◆ What to do
From the first line of the listing below to the line with "lw=2.2, dashes=(2.2, 1.8))", print each line exactly, and nothing more. Leave out the pictures.

◆ Source data
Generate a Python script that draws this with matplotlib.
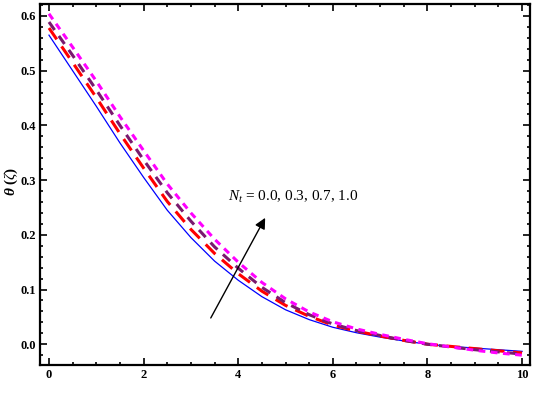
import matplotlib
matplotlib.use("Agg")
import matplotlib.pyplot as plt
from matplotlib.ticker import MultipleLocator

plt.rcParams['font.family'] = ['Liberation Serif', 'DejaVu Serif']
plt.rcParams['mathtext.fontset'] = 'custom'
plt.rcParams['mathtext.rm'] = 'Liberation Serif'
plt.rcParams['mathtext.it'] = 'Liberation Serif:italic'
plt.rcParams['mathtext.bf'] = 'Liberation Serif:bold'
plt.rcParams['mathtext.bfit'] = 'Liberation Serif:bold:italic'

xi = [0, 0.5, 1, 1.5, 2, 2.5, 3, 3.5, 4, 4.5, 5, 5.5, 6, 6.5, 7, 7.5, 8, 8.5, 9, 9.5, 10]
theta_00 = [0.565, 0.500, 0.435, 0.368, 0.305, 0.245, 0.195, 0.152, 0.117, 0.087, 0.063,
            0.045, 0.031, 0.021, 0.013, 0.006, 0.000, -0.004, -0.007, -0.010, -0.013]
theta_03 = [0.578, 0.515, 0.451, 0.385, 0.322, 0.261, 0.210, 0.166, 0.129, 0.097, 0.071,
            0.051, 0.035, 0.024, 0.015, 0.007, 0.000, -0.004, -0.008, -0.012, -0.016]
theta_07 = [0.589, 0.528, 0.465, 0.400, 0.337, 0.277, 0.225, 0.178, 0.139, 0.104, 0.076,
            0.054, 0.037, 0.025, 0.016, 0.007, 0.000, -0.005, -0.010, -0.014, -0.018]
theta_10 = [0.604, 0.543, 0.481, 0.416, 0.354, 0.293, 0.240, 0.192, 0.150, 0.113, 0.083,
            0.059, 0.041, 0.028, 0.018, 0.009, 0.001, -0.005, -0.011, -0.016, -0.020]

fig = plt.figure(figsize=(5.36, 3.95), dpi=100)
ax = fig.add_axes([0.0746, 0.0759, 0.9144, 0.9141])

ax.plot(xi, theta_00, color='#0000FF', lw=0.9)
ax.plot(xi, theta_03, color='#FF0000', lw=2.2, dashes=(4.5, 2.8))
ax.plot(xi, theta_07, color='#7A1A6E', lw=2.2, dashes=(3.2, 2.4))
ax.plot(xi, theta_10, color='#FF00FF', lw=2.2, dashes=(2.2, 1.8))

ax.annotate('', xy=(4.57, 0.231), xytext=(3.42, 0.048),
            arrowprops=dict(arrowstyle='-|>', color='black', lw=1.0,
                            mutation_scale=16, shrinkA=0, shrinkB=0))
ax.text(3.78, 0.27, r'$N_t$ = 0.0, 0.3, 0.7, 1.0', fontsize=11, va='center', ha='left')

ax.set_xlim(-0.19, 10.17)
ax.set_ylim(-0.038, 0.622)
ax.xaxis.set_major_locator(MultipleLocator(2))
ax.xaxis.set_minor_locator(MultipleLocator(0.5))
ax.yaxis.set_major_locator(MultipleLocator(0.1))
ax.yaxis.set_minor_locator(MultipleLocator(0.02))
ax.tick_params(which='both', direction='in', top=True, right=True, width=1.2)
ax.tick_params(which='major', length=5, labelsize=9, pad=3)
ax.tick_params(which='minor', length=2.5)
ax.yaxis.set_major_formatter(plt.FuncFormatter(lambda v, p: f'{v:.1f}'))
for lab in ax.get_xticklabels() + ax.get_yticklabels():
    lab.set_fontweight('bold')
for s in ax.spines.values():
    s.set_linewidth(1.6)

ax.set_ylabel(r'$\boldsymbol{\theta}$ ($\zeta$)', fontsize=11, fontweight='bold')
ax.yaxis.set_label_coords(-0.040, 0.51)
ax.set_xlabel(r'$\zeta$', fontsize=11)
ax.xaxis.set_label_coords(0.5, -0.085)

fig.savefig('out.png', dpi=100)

◆ Task answer
Generate a Python script that draws this with matplotlib.
import matplotlib
matplotlib.use("Agg")
import matplotlib.pyplot as plt
from matplotlib.ticker import MultipleLocator

plt.rcParams['font.family'] = ['Liberation Serif', 'DejaVu Serif']
plt.rcParams['mathtext.fontset'] = 'custom'
plt.rcParams['mathtext.rm'] = 'Liberation Serif'
plt.rcParams['mathtext.it'] = 'Liberation Serif:italic'
plt.rcParams['mathtext.bf'] = 'Liberation Serif:bold'
plt.rcParams['mathtext.bfit'] = 'Liberation Serif:bold:italic'

xi = [0, 0.5, 1, 1.5, 2, 2.5, 3, 3.5, 4, 4.5, 5, 5.5, 6, 6.5, 7, 7.5, 8, 8.5, 9, 9.5, 10]
theta_00 = [0.565, 0.500, 0.435, 0.368, 0.305, 0.245, 0.195, 0.152, 0.117, 0.087, 0.063,
            0.045, 0.031, 0.021, 0.013, 0.006, 0.000, -0.004, -0.007, -0.010, -0.013]
theta_03 = [0.578, 0.515, 0.451, 0.385, 0.322, 0.261, 0.210, 0.166, 0.129, 0.097, 0.071,
            0.051, 0.035, 0.024, 0.015, 0.007, 0.000, -0.004, -0.008, -0.012, -0.016]
theta_07 = [0.589, 0.528, 0.465, 0.400, 0.337, 0.277, 0.225, 0.178, 0.139, 0.104, 0.076,
            0.054, 0.037, 0.025, 0.016, 0.007, 0.000, -0.005, -0.010, -0.014, -0.018]
theta_10 = [0.604, 0.543, 0.481, 0.416, 0.354, 0.293, 0.240, 0.192, 0.150, 0.113, 0.083,
            0.059, 0.041, 0.028, 0.018, 0.009, 0.001, -0.005, -0.011, -0.016, -0.020]

fig = plt.figure(figsize=(5.36, 3.95), dpi=100)
ax = fig.add_axes([0.0746, 0.0759, 0.9144, 0.9141])

ax.plot(xi, theta_00, color='#0000FF', lw=0.9)
ax.plot(xi, theta_03, color='#FF0000', lw=2.2, dashes=(4.5, 2.8))
ax.plot(xi, theta_07, color='#7A1A6E', lw=2.2, dashes=(3.2, 2.4))
ax.plot(xi, theta_10, color='#FF00FF', lw=2.2, dashes=(2.2, 1.8))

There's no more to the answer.